Tuesday, June 22, 2010

Friends

Starting a career that's 100-percent commission based can throw a wrench in the diet and exercise regime of someone who has to pay strict attention to what she eats -- especially when she is starting such a career with no savings account, really on a wing and a prayer, I suppose (although, I am not certain what that means, exactly... a wing and a prayer?).

During the first few months of this career transition, my eating program has fallen by the wayside and I'm fatter for it and less healthy. That isn't good, not at all. Some people can do fat gracefully. I am not one of those people. It's not just that I don't like the way I look. I don't like the way I feel. That's the big thing -- feeling effective and healthy.

Friends and family who support me in this career transition have been so kind. They gave me bags of groceries, grocery cards. I felt their love and I really appreciate them. But by the time I admitted I needed help with healthy groceries, I had already strayed from my program. Once I stray at all, it takes me months to find the willingness to follow it again. I thought I was willing to follow the food plan a few weeks ago but I wasn't. Today I am feeling willing and I took action by calling other people who follow the program I follow.

When I feel effective and healthy I have more energy. When I feel effective and healthy I'm a much more dynamic salesperson.

I spoke with a friend of mine who does the same food program I do on the phone today. Like me, she has had a number of slips and road trips from the behaviors and community that support our healthy lifestyle. Currently she has been following the program for about sixty days. She's a mom, a teacher, a full-time student.

"Maybe the 57 K goal was unrealistic given that I didn't even get through sales school until half way through the second quarter of the year. I said, really, the 57 K goal is more like 90 K, maybe even 95 K. I think I might have been looking at this a little bit ridiculously. I mean health has to come first, right?"
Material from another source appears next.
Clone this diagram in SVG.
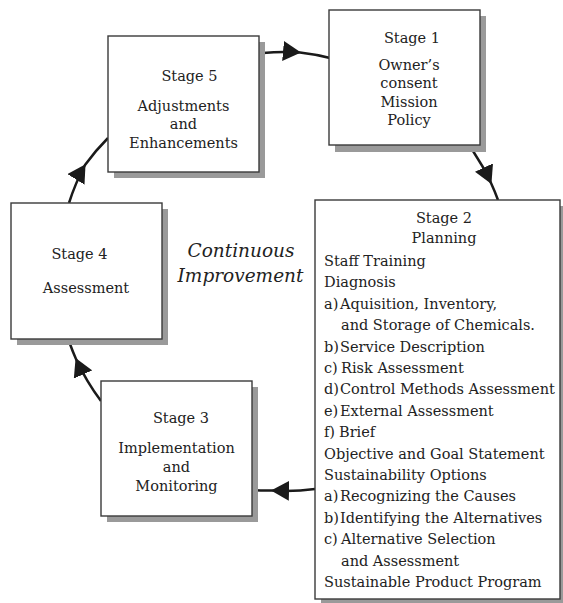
<svg xmlns="http://www.w3.org/2000/svg" width="563" height="603" viewBox="0 0 563 603">
<style>
.sh{fill:#9a9a9a}
.bx{fill:#fff;stroke:#3a3a3a;stroke-width:1.4}
text{font-family:"DejaVu Serif","Liberation Serif",serif;font-size:14.5px;fill:#222}
.c{text-anchor:middle}
.it{font-style:italic;font-size:18.5px}
.ln{fill:none;stroke:#1a1a1a;stroke-width:2.5;marker-mid:url(#ah)}
</style>
<defs>
<marker id="ah" markerUnits="userSpaceOnUse" viewBox="0 0 18 20" refX="17" refY="10" markerWidth="18" markerHeight="20" orient="auto">
<path d="M0,0 L18,10 L0,20 z" fill="#1a1a1a"/>
</marker>
</defs>
<g id="connectors">
<path class="ln" d="M263,53 A225,225 0 0 1 300,52.5 A225,225 0 0 1 330,58"/>
<path class="ln" d="M473,151 A225,225 0 0 1 491,183 A225,225 0 0 1 498,200"/>
<path class="ln" d="M315,489 A225,225 0 0 1 272,490.5 A225,225 0 0 1 252,490"/>
<path class="ln" d="M101,401 A225,225 0 0 1 76,359 A225,225 0 0 1 70,344"/>
<path class="ln" d="M69,203 A225,225 0 0 1 85,165 A225,225 0 0 1 108,138"/>
</g>
<g id="stage5">
<rect class="sh" x="114" y="42" width="151" height="136"/>
<rect class="bx" x="108" y="36" width="151" height="136"/>
<text class="c" x="189.5" y="81">Stage 5</text>
<text class="c" x="183.5" y="111">Adjustments</text>
<text class="c" x="183.5" y="129">and</text>
<text class="c" x="183.5" y="148">Enhancements</text>
</g>
<g id="stage1">
<rect class="sh" x="335" y="16" width="151" height="136"/>
<rect class="bx" x="329" y="10" width="151" height="135"/>
<text class="c" x="412" y="43">Stage 1</text>
<text class="c" x="409" y="70">Owner’s</text>
<text class="c" x="409" y="88">consent</text>
<text class="c" x="409" y="107">Mission</text>
<text class="c" x="409" y="125">Policy</text>
</g>
<g id="stage4">
<rect class="sh" x="17" y="209" width="151" height="136"/>
<rect class="bx" x="11" y="203" width="151" height="136"/>
<text class="c" x="79.5" y="259">Stage 4</text>
<text class="c" x="86" y="293">Assessment</text>
</g>
<g id="center-label">
<text class="c it" x="241" y="257">Continuous</text>
<text class="c it" x="240.5" y="282">Improvement</text>
</g>
<g id="stage3">
<rect class="sh" x="107" y="387" width="151" height="135"/>
<rect class="bx" x="101" y="381" width="151" height="135"/>
<text class="c" x="181" y="423">Stage 3</text>
<text class="c" x="176.5" y="453">Implementation</text>
<text class="c" x="176.5" y="472">and</text>
<text class="c" x="176.5" y="491">Monitoring</text>
</g>
<g id="stage2">
<rect class="sh" x="321" y="206" width="246" height="400"/>
<rect class="bx" x="315" y="200" width="245" height="399"/>
<text class="c" x="444" y="223">Stage 2</text>
<text class="c" x="444" y="243">Planning</text>
<text x="324" y="266">Staff Training</text>
<text x="324" y="287.4">Diagnosis</text>
<text x="324" y="308.8">a)<tspan x="340">Aquisition, Inventory,</tspan></text>
<text x="341" y="330.2">and Storage of Chemicals.</text>
<text x="324" y="351.6">b)<tspan x="340">Service Description</tspan></text>
<text x="324" y="373">c)<tspan x="341">Risk Assessment</tspan></text>
<text x="324" y="394.4">d)<tspan x="340">Control Methods Assessment</tspan></text>
<text x="324" y="415.8">e)<tspan x="340">External Assessment</tspan></text>
<text x="324" y="437.2">f)<tspan x="339">Brief</tspan></text>
<text x="324" y="458.6">Objective and Goal Statement</text>
<text x="324" y="480">Sustainability Options</text>
<text x="324" y="501.4">a)<tspan x="340">Recognizing the Causes</tspan></text>
<text x="324" y="522.8">b)<tspan x="340">Identifying the Alternatives</tspan></text>
<text x="324" y="544.2">c)<tspan x="341">Alternative Selection</tspan></text>
<text x="341" y="565.6">and Assessment</text>
<text x="324" y="587">Sustainable Product Program</text>
</g>
</svg>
"Yah!" She said. "I mean what is this 57 K goal anyway? I mean everybody knows about it because you published it. I mean the goal is paying your bills, not how much you make. The goal is paying your bills and putting some healthy food in your stomach."

Everyday wisdom.

Everyday goals.

This is why I need people in my life who know me outside of computers. This is why I need people who understand my eating and health issues.

Making 57 K may well be possible. Heck, I could make even more than that, I am told. Some new agents do. But none of it matters if I get fat in the process. Because, like I said, I just don't do attractive, robust, healthy fat. If I get fat it's accompanied by stressed, depressed and lethargic.

Just for today -- not going there!



I won't be blogging much about the weight and eating issue. I think it's a private matter and I'm not out here to become a diet guru. But I do think it is important to note that it is something that I deal with while I make this career transition. Everybody has something, right? We all have our issues that can throw us off our game. Eating is mine. I'm really grateful to have a way to deal with it.